In seinem Werk Über die Geschichte der Pflanzen spricht Theophrastus an verschiedenen Stellen über die botanischen Eigenschaften der Kornelkirsche, während er in Über die Entstehung der Pflanzen feststellt, dass die Kornelkirsche nicht gut auf Domestizierung reagiert und dass die Süße ihrer Früchte abnimmt, je mehr die Kornelkirsche gegossen und gedüngt wird.

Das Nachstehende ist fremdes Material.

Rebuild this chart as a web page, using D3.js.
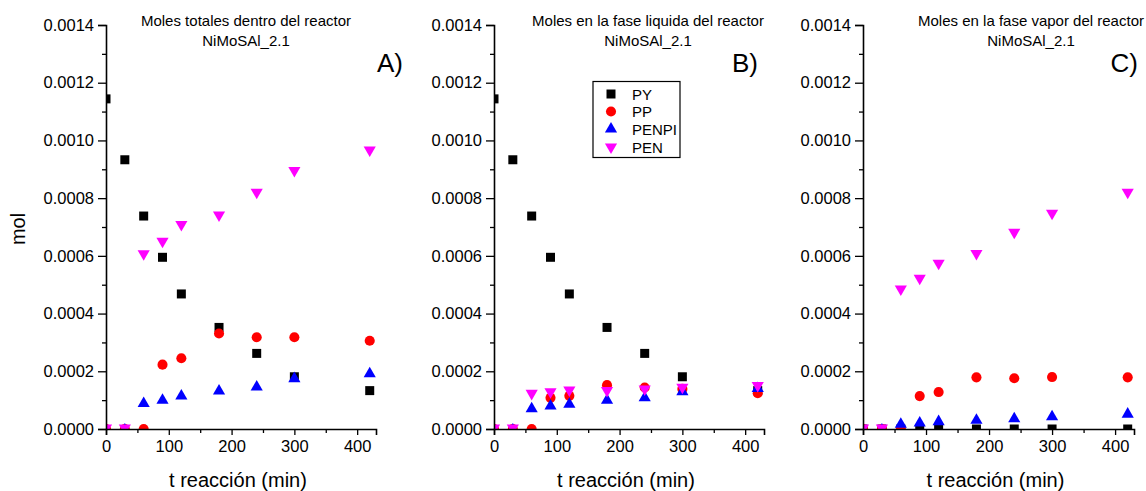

Heute werden Kornelkirschen hauptsächlich zur Zubereitung von Likören oder Konfitüren im Haushalt gesammelt. Rezepte hierzu finden sich in Büchern über lokale Küchen wie in Pontus und Westmakedonien (z. B. Florina oder Kozani). Liköre und Konfitüren aus Kornelkirschen von lokalen Genossenschaften und Handwerksbetrieben werden zum Kauf angeboten, beispielsweise in den Regionen Almopia, Vermion, Pieria und Serres in Makedonien, in Evrytanien in Mittelgriechenland sowie in Thrakien und Thessalien. Kornelkirschen sind nur saisonal erhältlich, wenn sie reif sind, hauptsächlich auf Wochenmärkten in Gebieten, in denen sie in der Natur reichlich vorhanden sind.